The Operator pattern :cite:p:`k8s-docs-operator` combines custom resources and
custom controllers. Operators are software extensions to Kubernetes that capture operational knowledge and automate
usage of custom resources to manage applications, their components, and cloud infrastructure. Operators can have
different capability levels. According to the OperatorHub.io :cite:p:`operatorhub` repository, an operator can
have the following different capability levels:

-  Basic install: Automated application provisioning and configuration management.
-  Seamless upgrades: Patch and minor version upgrades are supported.
-  Full lifecycle: Application lifecycle and storage lifecycle (backup and failure recovery).
-  Deep insights: Metrics, alerts, log processing, and workload analysis.
-  Auto pilot: Horizontal/vertical scaling, automated configuration tuning, abnormality detection, and scheduling
   tuning.

Platform services
-----------------

The archirecture may support functionalities on top of the infrastructure services. With Kubernetes and the cloud native
paradigms the demarcation between infrastructure services and platform services are fuzzy. In this specification we
considider every service what is provided by Kubernetes with the help of supporting components as infrastructure service,
while all services provided by independent open source components are considered as platform services. Based on the
specification of Chapter 5.1.5 of the Reference Model (RM) :cite:p:`refmodel` the following platform services may be
supported by an architecture:

- Data stores/databases
- Streaming and messaging
- Load balancer and service proxy
- Service mesh
- Security and compliance
- Monitoring
- Logging
- Application definition and image build
- CI/CD
- Ingress/egress controllers
- Network related services
- Coordination and service discovery
- Automation and configuration
- Secrets Store
- Tracing


CaaS Manager - Cluster Lifecycle Management
-------------------------------------------

   .. note::
      *detailed requirements and the component specification of cluster LCM are out of scope for this release.*

To provision multiple Kubernetes Clusters, which is a common scenario where workloads and network functions require
dedicated, single-tenant clusters, the Reference Architecture provides support for a **CaaS Manager**, a component
responsible for the lifecycle management of multiple Kubernetes clusters. This component is responsible for delivering
an end-to-end lifecycle management (creation and installation, scaling, updating, deleting, and so on, of entire
clusters), visibility and control of CaaS clusters, together with verification of security and compliance of Kubernetes
clusters across multiple data centres and clouds. Specifically, the scope of the CaaS Manager comprises the following:

-  Infrastructure (Kubernetes Clusters) provisioning. This comprises either of the following:

   -  LCM of control/worker VM nodes - via IaaS API.
   -  Bare metal provisioning for physical nodes.

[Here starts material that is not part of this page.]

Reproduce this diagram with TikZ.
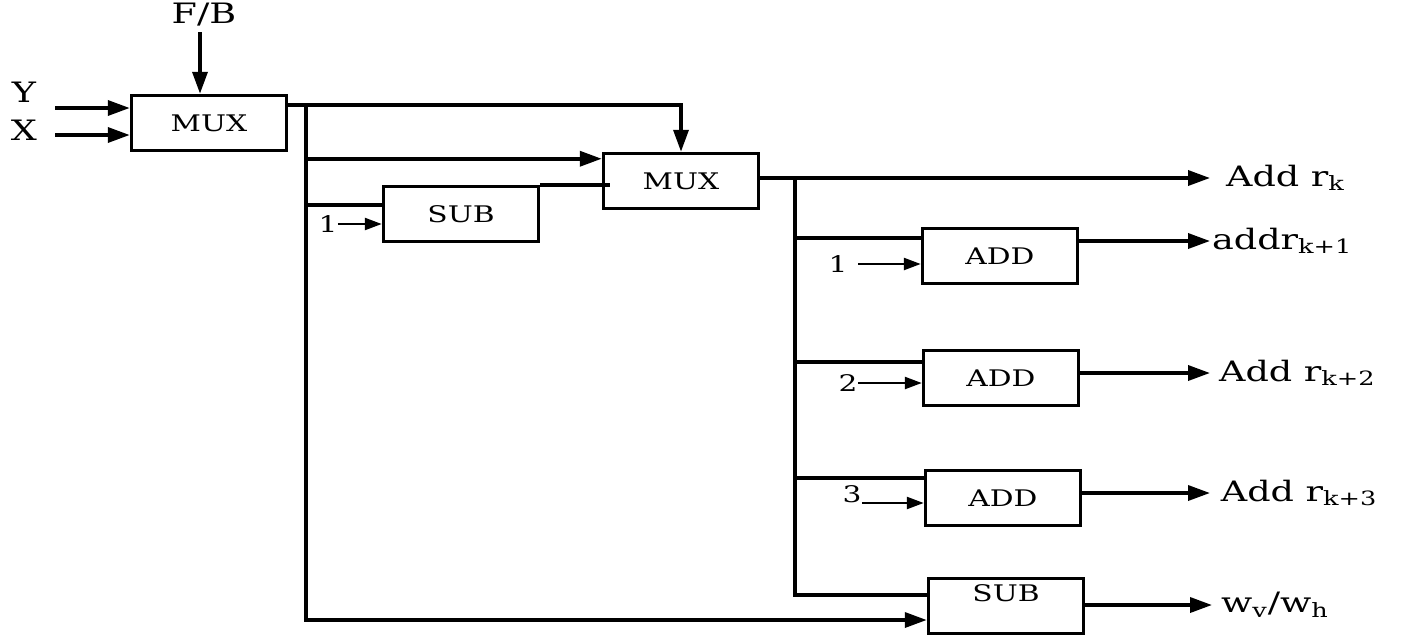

-  Control plane installation (that is, Kubernetes control plane components on the nodes).

-  Node OS customization (for example, Kernel customization).

-  Management of Cluster add-ons (for example, CNIs, CSIs, and Service Meshes).

The CaaS Manager maintains a catalogue of **cluster templates**. These templates are used to create clusters specific to
the requirements of workloads, the underlying virtualization provider, and/or the specific server hardware to be used
for the cluster.

The CaaS manager works by integrating with an underlying virtualization provider for VM-based clusters, or with bare
metal management APIs for physical clusters, to create cluster nodes and provide other capabilities, such as node
scaling (for example, provisioning a new node and attaching it to a cluster).

A CaaS Manager leverages the closed-loop desired state configuration management concept that Kubernetes itself enables.
This means that the CaaS Manager takes the desired state of a CaaS cluster as input and the controller must be able to
maintain that desired state through a series of closed loops.